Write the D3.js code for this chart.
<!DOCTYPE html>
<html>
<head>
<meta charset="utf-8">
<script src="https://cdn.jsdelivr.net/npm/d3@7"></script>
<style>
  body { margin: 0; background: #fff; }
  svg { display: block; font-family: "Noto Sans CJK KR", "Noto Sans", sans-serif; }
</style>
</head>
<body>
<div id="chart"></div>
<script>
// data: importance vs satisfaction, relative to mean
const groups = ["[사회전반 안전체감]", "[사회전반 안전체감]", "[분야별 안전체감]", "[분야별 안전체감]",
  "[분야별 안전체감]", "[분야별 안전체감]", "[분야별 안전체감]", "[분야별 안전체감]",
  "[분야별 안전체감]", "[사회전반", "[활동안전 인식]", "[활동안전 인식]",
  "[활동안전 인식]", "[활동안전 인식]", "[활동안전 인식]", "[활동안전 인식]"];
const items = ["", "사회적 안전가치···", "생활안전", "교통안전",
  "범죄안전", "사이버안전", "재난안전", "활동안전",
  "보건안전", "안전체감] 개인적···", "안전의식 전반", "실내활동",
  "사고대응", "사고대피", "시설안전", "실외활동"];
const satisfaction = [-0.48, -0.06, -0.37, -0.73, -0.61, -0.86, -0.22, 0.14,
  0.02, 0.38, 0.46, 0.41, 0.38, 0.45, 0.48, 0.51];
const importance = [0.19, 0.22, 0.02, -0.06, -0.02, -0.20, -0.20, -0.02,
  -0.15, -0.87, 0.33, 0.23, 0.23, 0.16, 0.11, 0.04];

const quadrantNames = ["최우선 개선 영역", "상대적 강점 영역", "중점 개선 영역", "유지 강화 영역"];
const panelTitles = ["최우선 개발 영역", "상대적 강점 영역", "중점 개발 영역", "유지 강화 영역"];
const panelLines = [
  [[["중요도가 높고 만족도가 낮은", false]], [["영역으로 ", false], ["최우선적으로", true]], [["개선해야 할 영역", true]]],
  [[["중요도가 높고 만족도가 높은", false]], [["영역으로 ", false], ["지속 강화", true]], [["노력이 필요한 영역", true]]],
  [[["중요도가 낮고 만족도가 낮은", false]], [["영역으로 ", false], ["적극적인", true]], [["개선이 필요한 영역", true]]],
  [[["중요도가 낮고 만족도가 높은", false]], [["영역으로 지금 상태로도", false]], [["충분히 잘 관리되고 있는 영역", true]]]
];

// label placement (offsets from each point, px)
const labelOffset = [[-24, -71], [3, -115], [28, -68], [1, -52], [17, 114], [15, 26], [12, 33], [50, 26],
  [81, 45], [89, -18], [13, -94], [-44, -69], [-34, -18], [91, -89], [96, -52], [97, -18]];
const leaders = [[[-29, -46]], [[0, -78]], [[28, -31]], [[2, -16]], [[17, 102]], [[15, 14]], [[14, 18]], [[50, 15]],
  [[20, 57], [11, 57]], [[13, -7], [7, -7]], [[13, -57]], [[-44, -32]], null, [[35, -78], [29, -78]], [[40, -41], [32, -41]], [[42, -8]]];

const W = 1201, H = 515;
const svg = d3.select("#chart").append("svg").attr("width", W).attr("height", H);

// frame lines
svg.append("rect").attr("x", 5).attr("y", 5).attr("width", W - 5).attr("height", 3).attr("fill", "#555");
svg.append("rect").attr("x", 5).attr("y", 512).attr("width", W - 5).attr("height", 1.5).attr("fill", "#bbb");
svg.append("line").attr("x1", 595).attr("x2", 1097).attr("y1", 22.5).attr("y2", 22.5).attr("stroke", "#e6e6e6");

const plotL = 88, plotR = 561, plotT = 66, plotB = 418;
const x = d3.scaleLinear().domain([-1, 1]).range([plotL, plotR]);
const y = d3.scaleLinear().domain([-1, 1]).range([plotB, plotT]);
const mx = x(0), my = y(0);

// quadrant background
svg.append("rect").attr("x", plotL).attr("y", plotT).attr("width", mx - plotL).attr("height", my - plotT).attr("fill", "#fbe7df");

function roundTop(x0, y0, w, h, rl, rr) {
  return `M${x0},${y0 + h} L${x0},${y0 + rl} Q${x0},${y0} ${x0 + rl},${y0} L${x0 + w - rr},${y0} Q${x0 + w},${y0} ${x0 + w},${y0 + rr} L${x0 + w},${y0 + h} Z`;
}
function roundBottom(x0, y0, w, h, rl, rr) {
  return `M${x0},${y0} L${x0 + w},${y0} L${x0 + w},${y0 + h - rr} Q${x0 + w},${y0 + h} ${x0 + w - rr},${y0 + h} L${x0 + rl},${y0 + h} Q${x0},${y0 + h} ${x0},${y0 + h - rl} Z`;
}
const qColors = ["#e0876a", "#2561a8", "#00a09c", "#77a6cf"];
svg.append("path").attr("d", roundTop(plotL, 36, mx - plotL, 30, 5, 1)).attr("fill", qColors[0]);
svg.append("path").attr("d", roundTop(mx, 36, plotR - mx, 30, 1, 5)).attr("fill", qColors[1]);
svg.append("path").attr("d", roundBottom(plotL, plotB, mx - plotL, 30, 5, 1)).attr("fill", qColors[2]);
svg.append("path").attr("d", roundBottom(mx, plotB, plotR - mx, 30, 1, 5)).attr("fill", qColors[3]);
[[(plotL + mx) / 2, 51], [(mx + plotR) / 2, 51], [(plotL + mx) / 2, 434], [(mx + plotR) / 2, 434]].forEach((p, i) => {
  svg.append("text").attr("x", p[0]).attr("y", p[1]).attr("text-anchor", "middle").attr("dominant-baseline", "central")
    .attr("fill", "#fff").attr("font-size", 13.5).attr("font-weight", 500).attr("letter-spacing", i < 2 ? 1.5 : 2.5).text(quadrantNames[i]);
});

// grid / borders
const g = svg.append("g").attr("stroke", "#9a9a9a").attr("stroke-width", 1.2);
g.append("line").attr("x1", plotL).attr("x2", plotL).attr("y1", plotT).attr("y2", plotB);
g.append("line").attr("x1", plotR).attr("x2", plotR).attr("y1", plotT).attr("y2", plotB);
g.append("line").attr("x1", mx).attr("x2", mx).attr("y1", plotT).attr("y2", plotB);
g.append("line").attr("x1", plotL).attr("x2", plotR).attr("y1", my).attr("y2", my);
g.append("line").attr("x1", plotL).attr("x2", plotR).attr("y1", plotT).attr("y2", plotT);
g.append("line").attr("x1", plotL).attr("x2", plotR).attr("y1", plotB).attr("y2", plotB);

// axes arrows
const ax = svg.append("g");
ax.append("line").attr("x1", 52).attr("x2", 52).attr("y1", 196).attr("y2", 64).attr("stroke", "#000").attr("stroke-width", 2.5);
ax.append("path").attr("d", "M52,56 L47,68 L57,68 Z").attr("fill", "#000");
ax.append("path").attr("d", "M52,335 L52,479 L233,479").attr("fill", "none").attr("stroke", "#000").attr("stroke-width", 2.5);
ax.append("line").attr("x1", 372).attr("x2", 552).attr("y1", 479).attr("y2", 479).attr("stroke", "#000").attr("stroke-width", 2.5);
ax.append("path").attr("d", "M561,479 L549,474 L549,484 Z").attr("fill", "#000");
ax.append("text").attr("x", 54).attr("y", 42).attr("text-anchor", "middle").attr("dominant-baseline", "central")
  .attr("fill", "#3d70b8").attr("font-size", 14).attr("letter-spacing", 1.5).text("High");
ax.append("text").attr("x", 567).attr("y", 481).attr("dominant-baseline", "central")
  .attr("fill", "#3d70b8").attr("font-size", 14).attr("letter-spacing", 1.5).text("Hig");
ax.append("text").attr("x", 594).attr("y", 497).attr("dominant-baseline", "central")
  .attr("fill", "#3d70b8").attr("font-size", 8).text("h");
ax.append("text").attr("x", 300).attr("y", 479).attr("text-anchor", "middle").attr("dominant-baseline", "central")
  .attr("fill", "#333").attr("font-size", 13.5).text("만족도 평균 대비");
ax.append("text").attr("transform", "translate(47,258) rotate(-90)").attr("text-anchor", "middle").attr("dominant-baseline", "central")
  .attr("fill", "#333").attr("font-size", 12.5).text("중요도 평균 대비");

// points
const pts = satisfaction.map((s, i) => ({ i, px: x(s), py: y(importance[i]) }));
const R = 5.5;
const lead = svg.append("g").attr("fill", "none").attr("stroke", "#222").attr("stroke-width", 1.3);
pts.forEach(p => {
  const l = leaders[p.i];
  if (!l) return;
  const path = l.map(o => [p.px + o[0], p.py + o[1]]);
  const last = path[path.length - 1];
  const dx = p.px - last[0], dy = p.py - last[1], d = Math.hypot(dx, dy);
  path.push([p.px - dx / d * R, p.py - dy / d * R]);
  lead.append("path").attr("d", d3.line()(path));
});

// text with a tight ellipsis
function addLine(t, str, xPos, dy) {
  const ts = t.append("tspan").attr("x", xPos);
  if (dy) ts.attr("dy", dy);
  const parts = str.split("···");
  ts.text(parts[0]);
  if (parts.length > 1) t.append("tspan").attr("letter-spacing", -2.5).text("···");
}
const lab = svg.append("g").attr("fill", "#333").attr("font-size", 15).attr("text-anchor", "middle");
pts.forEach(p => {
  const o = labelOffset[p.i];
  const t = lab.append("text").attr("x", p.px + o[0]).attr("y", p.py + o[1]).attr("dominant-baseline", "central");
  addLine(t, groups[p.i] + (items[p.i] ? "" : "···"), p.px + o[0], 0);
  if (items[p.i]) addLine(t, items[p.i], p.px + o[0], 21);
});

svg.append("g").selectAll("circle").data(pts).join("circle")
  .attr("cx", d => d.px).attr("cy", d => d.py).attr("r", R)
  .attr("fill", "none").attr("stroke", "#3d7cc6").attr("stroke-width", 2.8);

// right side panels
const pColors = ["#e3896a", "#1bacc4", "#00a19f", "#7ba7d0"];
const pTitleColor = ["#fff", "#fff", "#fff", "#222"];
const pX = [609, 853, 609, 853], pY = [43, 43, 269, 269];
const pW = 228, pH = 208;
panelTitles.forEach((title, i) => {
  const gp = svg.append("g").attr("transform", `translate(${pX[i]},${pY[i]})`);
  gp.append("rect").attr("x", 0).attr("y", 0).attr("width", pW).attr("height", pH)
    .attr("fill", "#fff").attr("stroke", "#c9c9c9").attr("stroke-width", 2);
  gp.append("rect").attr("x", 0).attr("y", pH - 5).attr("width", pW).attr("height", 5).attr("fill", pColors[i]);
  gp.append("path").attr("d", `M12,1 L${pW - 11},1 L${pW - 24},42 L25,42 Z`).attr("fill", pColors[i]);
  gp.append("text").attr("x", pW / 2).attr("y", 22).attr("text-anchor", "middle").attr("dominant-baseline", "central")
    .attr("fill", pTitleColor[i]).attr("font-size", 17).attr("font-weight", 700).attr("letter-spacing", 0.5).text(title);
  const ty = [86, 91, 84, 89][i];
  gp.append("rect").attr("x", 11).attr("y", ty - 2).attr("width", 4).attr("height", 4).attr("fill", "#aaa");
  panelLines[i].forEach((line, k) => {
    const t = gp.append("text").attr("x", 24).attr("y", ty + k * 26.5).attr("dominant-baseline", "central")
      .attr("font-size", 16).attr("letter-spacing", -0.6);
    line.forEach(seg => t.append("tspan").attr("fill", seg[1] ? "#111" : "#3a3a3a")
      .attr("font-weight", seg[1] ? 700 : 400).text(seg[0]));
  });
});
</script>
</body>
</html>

Required task |
Repeat the material word for word from its opening line up to and including the line containing "-0.15, -0.87, 0.33, 0.23, 0.23, 0.16, 0.11, 0.04];".

Task response |
Write the D3.js code for this chart.
<!DOCTYPE html>
<html>
<head>
<meta charset="utf-8">
<script src="https://cdn.jsdelivr.net/npm/d3@7"></script>
<style>
  body { margin: 0; background: #fff; }
  svg { display: block; font-family: "Noto Sans CJK KR", "Noto Sans", sans-serif; }
</style>
</head>
<body>
<div id="chart"></div>
<script>
// data: importance vs satisfaction, relative to mean
const groups = ["[사회전반 안전체감]", "[사회전반 안전체감]", "[분야별 안전체감]", "[분야별 안전체감]",
  "[분야별 안전체감]", "[분야별 안전체감]", "[분야별 안전체감]", "[분야별 안전체감]",
  "[분야별 안전체감]", "[사회전반", "[활동안전 인식]", "[활동안전 인식]",
  "[활동안전 인식]", "[활동안전 인식]", "[활동안전 인식]", "[활동안전 인식]"];
const items = ["", "사회적 안전가치···", "생활안전", "교통안전",
  "범죄안전", "사이버안전", "재난안전", "활동안전",
  "보건안전", "안전체감] 개인적···", "안전의식 전반", "실내활동",
  "사고대응", "사고대피", "시설안전", "실외활동"];
const satisfaction = [-0.48, -0.06, -0.37, -0.73, -0.61, -0.86, -0.22, 0.14,
  0.02, 0.38, 0.46, 0.41, 0.38, 0.45, 0.48, 0.51];
const importance = [0.19, 0.22, 0.02, -0.06, -0.02, -0.20, -0.20, -0.02,
  -0.15, -0.87, 0.33, 0.23, 0.23, 0.16, 0.11, 0.04];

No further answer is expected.